Responding to Israeli army spokesperson Avichay Adraee’s claims that Hezbollah uses such facilities to rebuild its military infrastructure, Khawaja said: “These are baseless allegations meant to justify unjustified aggression. The targeted plants are part of licensed development projects overseen by Lebanese ministries and have no link to any military activity.”
He added that Israel is now “using the economy as a weapon to subdue Lebanon politically after failing to achieve its goals militarily,” urging a “unified national stance, because the Israeli threat targets not only the south, but all of Lebanon.”
‘The Decision Lies on the Ground’
From a strategic perspective, retired Brigadier General Naji Malaeb said Israel’s targeting pattern “is no longer purely military; it now focuses on economic and civilian infrastructure such as quarries, concrete plants, and bulldozers, with the aim of crippling reconstruction and preventing the return of normal life to southern villages.”
He told Asharq Al-Awsat that “Israel understands that whoever rebuilds the land controls its political and social fate. It therefore seeks to destroy the material foundations that allow people to remain steadfast.”
“When Hezbollah deployed about 1,200 engineers and technicians after the ceasefire to assess damage and assist residents,” Malaeb added, “Israel realized the group was filling the state’s vacuum — and chose to respond by striking the very infrastructure people rely on to rebuild.”
He described the raids as “economic punishment targeting the social fabric of the south,” explaining that “every workshop bombed and every cement mixer destroyed delays people’s return home and fuels slow displacement.”
“The south today faces a dual threat — fire from the sky and economic strangulation on the ground,” Malaeb said.
On the ground, the devastation speaks for itself: idle factories, burned bulldozers, and workers left without jobs. According to Malaeb, “Israel is using the economy as a long-term weapon — one that erodes people’s resilience and turns reconstruction into a daily war of attrition.
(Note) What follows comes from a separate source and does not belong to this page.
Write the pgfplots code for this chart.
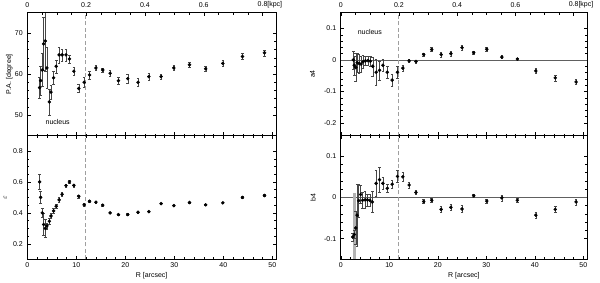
\documentclass[border=0pt]{standalone}
\usepackage{pgfplots}
\pgfplotsset{compat=1.18}
\usepackage{fontspec}
\setmainfont{Liberation Sans}

\pgfplotstableread{
R v e
2.52 56.7 2.6
2.72 58.4 3.6
3.06 61.0 4.0
3.33 67.4 6.5
3.67 68.1 7.5
4.00 61.5 5.0
4.50 53.2 3.2
4.83 55.6 1.8
5.37 59.1 1.5
5.90 61.9 1.6
6.50 64.7 2.0
7.10 64.7 1.5
7.90 64.7 1.5
8.60 63.7 1.0
9.50 60.7 1.0
10.50 56.5 1.0
11.60 58.0 1.2
12.70 59.8 1.0
14.00 61.5 0.6
15.40 61.0 0.5
16.90 60.2 0.8
18.60 58.4 0.8
20.50 58.9 1.0
22.60 58.0 1.0
24.80 59.4 0.8
27.30 59.4 0.6
29.90 61.5 0.6
33.10 62.3 0.7
36.40 61.3 0.6
39.90 62.6 0.7
43.90 64.3 0.7
48.40 65.2 0.7
}\PAtab

\pgfplotstableread{
R v e
2.52 0.600 0.048
2.72 0.500 0.04
3.06 0.400 0.03
3.33 0.325 0.07
3.67 0.300 0.06
4.00 0.316 0.02
4.50 0.346 0.02
4.83 0.380 0.015
5.37 0.413 0.015
5.90 0.443 0.012
6.50 0.484 0.015
7.10 0.520 0.015
7.90 0.576 0.01
8.60 0.600 0.01
9.50 0.578 0.01
10.50 0.507 0.01
11.60 0.452 0.01
12.70 0.475 0.006
14.00 0.469 0.005
15.40 0.450 0.005
16.90 0.400 0.005
18.60 0.389 0.005
20.50 0.389 0.006
22.60 0.404 0.006
24.80 0.408 0.005
27.30 0.460 0.005
29.90 0.447 0.005
33.10 0.467 0.005
36.40 0.452 0.005
39.90 0.465 0.005
43.90 0.500 0.006
48.40 0.512 0.006
}\EPStab

\pgfplotstableread{
R v e
2.6 0.000 0.028
2.8 -0.017 0.03
3.1 -0.024 0.045
3.4 -0.009 0.03
3.8 -0.011 0.03
4.2 -0.013 0.025
4.6 -0.006 0.02
5.1 -0.003 0.015
5.6 -0.002 0.015
6.1 -0.004 0.015
6.6 -0.020 0.03
7.3 -0.039 0.04
8.0 -0.033 0.03
8.7 -0.017 0.02
9.6 -0.039 0.02
10.6 -0.064 0.02
11.7 -0.039 0.02
12.8 -0.026 0.01
14.1 -0.003 0.005
15.5 -0.005 0.005
17.1 0.017 0.006
18.75 0.033 0.006
20.7 0.017 0.008
22.7 0.020 0.008
25.0 0.039 0.009
27.4 0.023 0.005
30.1 0.034 0.005
33.2 0.009 0.005
36.4 0.003 0.004
40.2 -0.035 0.008
44.2 -0.057 0.009
48.5 -0.070 0.008
}\AFtab

\pgfplotstableread{
R v e
2.47 -0.096 0.01
2.8 -0.090 0.01
3.1 -0.074 0.04
3.37 -0.043 0.075
3.7 -0.008 0.04
4.1 0.007 0.022
4.5 -0.007 0.02
5.0 -0.006 0.02
5.5 -0.006 0.015
6.0 -0.007 0.015
6.5 -0.011 0.025
7.3 0.034 0.032
8.0 0.043 0.03
8.7 0.034 0.015
9.6 0.022 0.01
10.6 0.032 0.01
11.7 0.051 0.015
12.8 0.050 0.01
14.1 0.030 0.007
15.5 0.012 0.005
17.1 -0.010 0.005
18.75 -0.007 0.005
20.7 -0.029 0.008
22.7 -0.024 0.008
25.0 -0.028 0.008
27.4 0.004 0.003
30.1 -0.009 0.004
33.2 -0.001 0.007
36.4 -0.007 0.005
40.2 -0.043 0.007
44.2 -0.029 0.007
48.5 -0.011 0.007
}\BFtab

\tikzset{fnt/.style={font=\fontsize{7}{8}\selectfont}}
\pgfplotsset{
  panel/.style={scale only axis, xmin=0, xmax=50.75, anchor=south west,
    tick align=inside, major tick length=3.5pt, minor tick length=2pt,
    tick style={black, line width=0.4pt}, axis line style={line width=0.6pt},
    xtick={0,10,...,50}, minor x tick num=4,
    ticklabel style={fnt}, label style={fnt},
    /pgf/number format/assume math mode=true,
    yticklabel style={xshift=-1pt},
    xlabel style={at={(axis description cs:0.5,0)}, anchor=center, yshift=-16.4pt},
  },
  kpc/.style={scale only axis, anchor=south west, xmin=0, xmax=0.84583, ymin=0, ymax=1,
    axis x line*=top, axis y line=none, tick align=inside,
    major tick length=3.5pt, minor tick length=2pt,
    tick style={black, line width=0.4pt}, axis line style={line width=0.6pt},
    xtick={0,0.2,0.4,0.6,0.8}, minor x tick num=3,
    xticklabels={0,0.2,0.4,0.6,0.8\rlap{[kpc]}},
    ticklabel style={fnt}, xticklabel style={yshift=1.5pt},
    /pgf/number format/assume math mode=true},
  dat/.style={only marks, mark=*, mark size=1.55pt, black,
    error bars/.cd, y dir=both, y explicit,
    error bar style={gray!55!black, line width=0.35pt},
    error mark options={rotate=90, mark size=1.3pt, gray!55!black, line width=0.35pt}},
  vdash/.style={gray!75, line width=0.45pt, dash pattern=on 4pt off 2.5pt},
  zline/.style={gray!75!black, line width=0.45pt},
}

\begin{document}
\begin{tikzpicture}[x=1pt,y=1pt]
\useasboundingbox (0,0) rectangle (600,282);

% ---------- left top: P.A.
\begin{axis}[panel, at={(27.3pt,146.5pt)}, width=248.7pt, height=122.8pt,
  ymin=45, ymax=75, ytick={50,60,70}, minor y tick num=4,
  xtick pos=bottom, xticklabels={},
  ylabel={P.A. [degree]},
  ylabel style={at={(axis description cs:-0.072,0.5)}, anchor=center}]
\addplot[vdash] coordinates {(11.8,45) (11.8,75)};
\addplot[dat] table[x=R, y=v, y error=e] {\PAtab};
\node[fnt] at (axis cs:6.2,48.4) {nucleus};
\end{axis}
\begin{axis}[kpc, at={(27.3pt,146.5pt)}, width=248.7pt, height=122.8pt]
\end{axis}

% ---------- left bottom: epsilon
\begin{axis}[panel, at={(27.3pt,22.7pt)}, width=248.7pt, height=123.8pt,
  ymin=0.1, ymax=0.9, ytick={0.2,0.4,0.6,0.8}, minor y tick num=3,
  yticklabel style={/pgf/number format/.cd, fixed, fixed zerofill, precision=1},
  xlabel={R [arcsec]}, ylabel={$\varepsilon$},
  ylabel style={at={(axis description cs:-0.088,0.5)}, anchor=center}]
\addplot[vdash] coordinates {(11.8,0.1) (11.8,0.9)};
\addplot[dat] table[x=R, y=v, y error=e] {\EPStab};
\end{axis}

% ---------- right top: a4
\begin{axis}[panel, at={(340.7pt,146.5pt)}, width=246.3pt, height=122.8pt,
  ymin=-0.24, ymax=0.15, ytick={-0.2,-0.1,0,0.1}, minor y tick num=4,
  xtick pos=bottom, xticklabels={},
  ylabel={a4},
  ylabel style={at={(axis description cs:-0.114,0.5)}, anchor=center}]
\addplot[zline] coordinates {(0,0) (50.75,0)};
\addplot[vdash] coordinates {(11.9,-0.24) (11.9,0.15)};
\addplot[dat] table[x=R, y=v, y error=e] {\AFtab};
\node[fnt] at (axis cs:6.0,0.0885) {nucleus};
\end{axis}
\begin{axis}[kpc, at={(340.7pt,146.5pt)}, width=246.3pt, height=122.8pt]
\end{axis}

% ---------- right bottom: b4
\begin{axis}[panel, at={(340.7pt,22.7pt)}, width=246.3pt, height=123.8pt,
  ymin=-0.15, ymax=0.15, ytick={-0.1,0,0.1}, minor y tick num=4,
  xlabel={R [arcsec]}, ylabel={b4},
  ylabel style={at={(axis description cs:-0.112,0.5)}, anchor=center}]
\addplot[zline] coordinates {(0,0) (50.75,0)};
\addplot[vdash] coordinates {(11.9,-0.15) (11.9,0.15)};
\addplot[fill=gray!60, draw=none] coordinates {(2.47,-0.15) (3.12,-0.15) (3.12,0.011) (2.47,0.011)} -- cycle;
\addplot[dat] table[x=R, y=v, y error=e] {\BFtab};
\end{axis}
\end{tikzpicture}
\end{document}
Every strike on an industrial plant is a blow to Lebanon’s social structure, not its military one.”
Post-Strikes Scenarios
Malaeb warned that Israel’s current approach “could pave the way for a scenario similar to southern Syria, where demilitarized zones were created and managed by local structures under international oversight.”
“Israel may justify such a project under the pretext of securing its borders against terrorism,” he said, “but the real goal is to depopulate the south.” He stressed that “a national solution can only be achieved through clear demarcation of land borders and full Lebanese sovereignty over its territory.”